The local system should make decisions like:
General Go module work -> Qwen3.6 + little-coder
SQL/store/migration work -> Qwen3.6 + little-coder
Narrow compile/import failure -> local Gandalf repair
Timer/ticker/concurrency bug -> specialized playbook or frontier escalation
I do not want to be the traffic controller manually. The harness should collect task shape, model choice, result, repair count, and elapsed time, then feed that into an automatic router.
## What I changed in the harness
A few practical details mattered a lot:
- Run evals in copied workspaces only. Never let the agent touch the live repo.

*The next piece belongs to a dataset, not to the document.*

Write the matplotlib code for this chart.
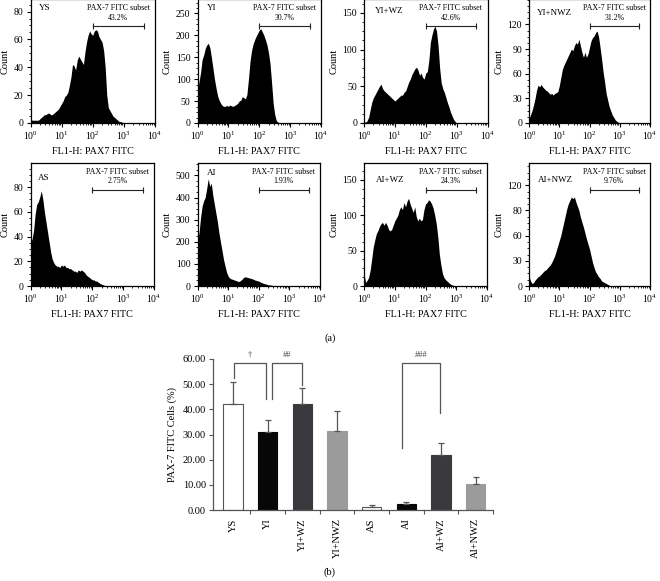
import numpy as np
import matplotlib
matplotlib.use('Agg')
import matplotlib.pyplot as plt
import matplotlib.transforms as mtransforms
from matplotlib.ticker import (AutoMinorLocator, FixedLocator, FixedFormatter,
                               LogLocator, NullFormatter, MultipleLocator)

plt.rcParams['font.family'] = ['Liberation Serif', 'DejaVu Serif']
plt.rcParams['mathtext.fontset'] = 'stix'

# --- flow cytometry histograms (counts read every 0.05 decade, from 10^0) ---
BIN_STEP = 0.05
N_BINS = 81  # covers 10^0 .. 10^4

sample_names = ['YS', 'YI', 'YI+WZ', 'YI+NWZ', 'AS', 'AI', 'AI+WZ', 'AI+NWZ']
subset_pct = ['43.2%', '30.7%', '42.6%', '31.2%', '2.75%', '1.93%', '24.3%', '9.76%']
gate_lo = 100
gate_hi = 4300

ys_counts = [3, 2, 2, 2, 2, 2, 3, 4, 5, 6, 6, 7, 7, 6, 6, 7, 8, 9, 10, 12,
             14, 16, 19, 20, 22, 27, 33, 42, 41, 38, 45, 48, 46, 44, 42, 51, 58, 63, 66, 64,
             63, 66, 67, 66, 62, 60, 58, 52, 40, 20, 11, 9, 7, 5, 4, 3, 2, 1, 1, 0.5, 0]
yi_counts = [70, 95, 115, 145, 155, 170, 178, 182, 172, 150, 125, 100, 80, 62, 52, 45, 40, 38, 38, 40,
             38, 41, 39, 38, 40, 42, 45, 50, 52, 60, 58, 55, 65, 100, 140, 165, 180, 190, 198, 205,
             212, 215, 208, 200, 190, 178, 160, 135, 92, 45, 20, 6, 2, 1, 0]
yiwz_counts = [2, 1, 3, 8, 18, 28, 34, 38, 42, 46, 50, 53, 47, 44, 42, 40, 38, 36, 34, 32,
               30, 32, 34, 36, 38, 38, 42, 44, 50, 56, 60, 66, 70, 74, 76, 72, 65, 68, 62, 60,
               68, 70, 85, 110, 120, 128, 132, 125, 105, 75, 55, 47, 42, 35, 28, 22, 15, 10, 5, 2, 0]
yinwz_counts = [5, 10, 15, 22, 30, 40, 46, 44, 47, 44, 42, 40, 39, 37, 35, 36, 34, 36, 37, 38,
                45, 55, 65, 70, 74, 78, 82, 86, 90, 88, 94, 98, 96, 102, 94, 86, 80, 86, 80, 84,
                92, 100, 104, 106, 110, 112, 105, 92, 78, 62, 50, 36, 28, 20, 15, 10, 7, 4, 2, 1, 0]
as_counts = [35, 38, 45, 58, 66, 68, 72, 77, 70, 60, 52, 44, 36, 28, 22, 19, 17, 16, 16, 15,
             17, 16, 17, 15, 15, 14, 14, 13, 12, 12, 11, 13, 12, 13, 12, 11, 9, 8, 7, 6,
             5, 5, 4, 4, 3, 2, 1.5, 1, 0.5, 0]
ai_counts = [210, 240, 310, 360, 385, 400, 440, 485, 450, 465, 410, 370, 330, 290, 240, 200, 160, 120, 90, 62,
             45, 36, 32, 30, 27, 25, 22, 20, 24, 30, 38, 42, 40, 38, 36, 34, 32, 28, 26, 24,
             22, 18, 15, 12, 10, 8, 6, 5, 4, 3, 2, 1, 0]
aiwz_counts = [18, 5, 8, 12, 22, 38, 55, 65, 74, 78, 84, 88, 90, 86, 90, 86, 80, 78, 80, 86,
               92, 96, 100, 108, 112, 108, 118, 112, 120, 124, 116, 110, 104, 112, 98, 92, 96, 92, 94, 108,
               116, 118, 122, 120, 116, 110, 100, 88, 70, 45, 30, 18, 12, 9, 7, 5, 3, 2, 1, 0]
ainwz_counts = [12, 6, 3, 4, 7, 9, 11, 12, 14, 16, 18, 19, 21, 23, 25, 28, 32, 36, 42, 48,
                54, 60, 68, 76, 84, 92, 98, 102, 106, 104, 106, 100, 95, 90, 82, 76, 70, 63, 56, 50,
                44, 36, 28, 22, 17, 14, 11, 9, 6, 5, 4, 3, 2, 1, 0]

hist_counts = [ys_counts, yi_counts, yiwz_counts, yinwz_counts,
               as_counts, ai_counts, aiwz_counts, ainwz_counts]

# axis settings per panel: y top, tick step, last tick, tick labels (None = default)
y_tops = [89, 283, 169, 151, 99.5, 556, 174, 146.5]
y_steps = [20, 50, 50, 30, 20, 100, 50, 30]
y_last = [80, 250, 150, 120, 80, 500, 150, 120]
y_labels = [None, None, None, None, None, None, None, ['0', '30', '60', '80', '120']]
name_pos = [(0.065, 0.93), (0.074, 0.93), (0.085, 0.905), (0.068, 0.89),
            (0.06, 0.876), (0.074, 0.916), (0.10, 0.86), (0.073, 0.86)]

# --- bar chart ---
groups = ['YS', 'YI', 'YI+WZ', 'YI+NWZ', 'AS', 'AI', 'AI+WZ', 'AI+NWZ']
pax7_mean = [42.0, 31.0, 42.0, 31.3, 1.2, 2.5, 21.8, 10.2]
pax7_err = [8.7, 4.8, 6.3, 8.2, 0.6, 0.7, 5.0, 3.1]
bar_colors = ['white', '#070707', '#3a3a3e', '#9b9b9b'] * 2
# (label, left x, right x, top, left leg end, right leg end)
brackets = [('\u2020', 0.03, 0.95, 58.5, 52.5, 44.0),
            ('##', 1.12, 2.0, 58.5, 44.0, 49.5),
            ('###', 4.88, 5.96, 58.5, 24.7, 38.5)]

W, H = 660, 581
fig = plt.figure(figsize=(W / 100, H / 100), dpi=100)


def px_axes(left, top, right, bottom):
    return fig.add_axes([left / W, 1 - bottom / H, (right - left) / W, (bottom - top) / H])


panel_boxes = [(30.5, -1, 155, 123), (197.5, -1, 321, 123), (364, -1, 487.5, 123), (529, -1, 650, 123),
               (30.5, 163, 154, 286), (197.5, 163, 320, 286), (364, 163, 487, 286), (529, 163, 650, 286)]

for k, box in enumerate(panel_boxes):
    ax = px_axes(*box)
    counts = np.zeros(N_BINS)
    counts[:len(hist_counts[k])] = hist_counts[k]
    fl = 10 ** (np.arange(N_BINS) * BIN_STEP)
    ax.fill_between(fl, 0, counts, color='black', lw=0)

    ax.set_xscale('log')
    ax.set_xlim(1, 1e4)
    ax.set_ylim(0, y_tops[k])
    ax.xaxis.set_major_locator(LogLocator(base=10, numticks=6))
    ax.xaxis.set_minor_locator(LogLocator(base=10, subs=np.arange(2, 10), numticks=20))
    ax.xaxis.set_minor_formatter(NullFormatter())
    ticks = list(range(0, y_last[k] + 1, y_steps[k]))
    ax.yaxis.set_major_locator(FixedLocator(ticks))
    if y_labels[k] is not None:
        ax.yaxis.set_major_formatter(FixedFormatter(y_labels[k]))
    ax.yaxis.set_minor_locator(AutoMinorLocator(4))
    ax.tick_params(which='major', direction='out', length=3, width=0.8, labelsize=7, pad=2)
    ax.tick_params(which='minor', direction='out', length=1.5, width=0.6)
    for s in ax.spines.values():
        s.set_linewidth(0.9)

    ax.set_ylabel('Count', fontsize=7.5, labelpad=3)
    ax.set_xlabel('FL1-H: PAX7 FITC', fontsize=7.3, labelpad=3)

    # sample name and gated subset
    ax.text(name_pos[k][0], name_pos[k][1], sample_names[k], transform=ax.transAxes,
            fontsize=6.5, ha='left', va='center')
    trans = mtransforms.blended_transform_factory(ax.transData, ax.transAxes)
    ax.plot([gate_lo, gate_hi], [0.78, 0.78], transform=trans, color='#222', lw=0.8,
            marker='|', markersize=4, mew=0.8, clip_on=False)
    mid = np.sqrt(gate_lo * gate_hi)
    ax.text(mid, 0.925, 'PAX-7 FITC subset', transform=trans, fontsize=5.8,
            ha='center', va='center')
    ax.text(mid, 0.85, subset_pct[k], transform=trans, fontsize=5.6,
            ha='center', va='center')

fig.text(330 / W, 1 - 338 / H, '(a)', fontsize=7.5, ha='center', va='center')

# bar chart
bx = px_axes(213, 359, 493, 510)
xpos = np.arange(len(groups))
bx.bar(xpos, pax7_mean, width=0.56, color=bar_colors,
       edgecolor=['#555' if c == 'white' else c for c in bar_colors],
       linewidth=0.8, zorder=2)
bx.errorbar(xpos, pax7_mean, yerr=[np.zeros(len(groups)), pax7_err], fmt='none',
            ecolor='#555', elinewidth=0.9, capsize=2, capthick=0.9, zorder=3)
bx.set_xlim(-0.58, 7.5)
bx.set_ylim(0, 60)
bx.yaxis.set_major_locator(MultipleLocator(10))
bx.yaxis.set_major_formatter(matplotlib.ticker.FormatStrFormatter('%.2f'))
bx.set_xticks(xpos)
bx.set_xticklabels(groups, rotation=90, fontsize=7.5)
bx.xaxis.set_minor_locator(FixedLocator(np.arange(0.5, 7.6, 1)))
bx.tick_params(axis='x', which='major', length=0, pad=6)
bx.tick_params(axis='x', which='minor', length=3, width=0.8, color='#555')
bx.tick_params(axis='y', length=3, width=0.8, color='#555', labelsize=7.5, pad=2)
for side in ['top', 'right']:
    bx.spines[side].set_visible(False)
for side in ['left', 'bottom']:
    bx.spines[side].set_color('#555')
    bx.spines[side].set_linewidth(0.9)
bx.set_ylabel('PAX-7 FITC Cells (%)', fontsize=7.5, labelpad=4)

for label, x0, x1, top, y0, y1 in brackets:
    bx.plot([x0, x0, x1, x1], [y0, top, top, y1], color='#555', lw=0.9, clip_on=False)
    bx.text((x0 + x1) / 2, top + 1.5, label, fontsize=6, color='#444',
            ha='center', va='bottom', clip_on=False)

fig.text(330 / W, 1 - 572 / H, '(b)', fontsize=7.5, ha='center', va='center')

fig.savefig('out.png', dpi=100)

- Force `go test` timeouts. Fake-clock bugs can otherwise hang forever.
- Run deterministic cleanup outside the model: `goimports`, `gofmt`, `go mod tidy`.
- Make repair edits machine-parseable. I used a direct JSON file-repair path for Gandalf instead of free-form chat repair.
- Keep tests and testdata read-only, but allow non-Go implementation artifacts like `.sql` and `VERSION`.
- Record every run to disk with status JSON, test logs, diffs, and a report.
The `go test -timeout` wrapper was especially important. Before that, one bad fake-clock implementation could consume an entire eval cycle.
## Caveats
This is not a claim that Qwen3.6 beats GPT-5.4 Codex.
GPT-5.4 still got 10/10 on this slice. The local routed process got 9/10.
Also, this is only 10 tasks from one Go repo. It is useful to me because it is my real workload, but it is not a broad coding benchmark.
The result I care about is narrower:
For my Go workload, a local scaffolded and routed process is now close enough that it can probably become the default path for routine work, with frontier models reserved for harder tasks and known failure classes.
That is a big deal for cost and rate limits.
## My current conclusion
The model matters, but the scaffold matters more than I expected.
Qwen3.6 35B is strong enough to be useful locally, but it became genuinely interesting only when paired with:
- - little-coder
- - task-specific routing
- - deterministic Go fixups
- - local repair
- - eval feedback on real tasks
The next step is to make the router smarter:
- - run Qwen3.6 by default
- - repair narrow local failures locally
- - escalate fake-clock/concurrency/time semantics to frontier or a specialized playbook
- - keep logging outcomes so the routing policy improves over time
That feels like the real path forward: not one local model trying to imitate Codex, but a local coding system that knows when and how to use each model.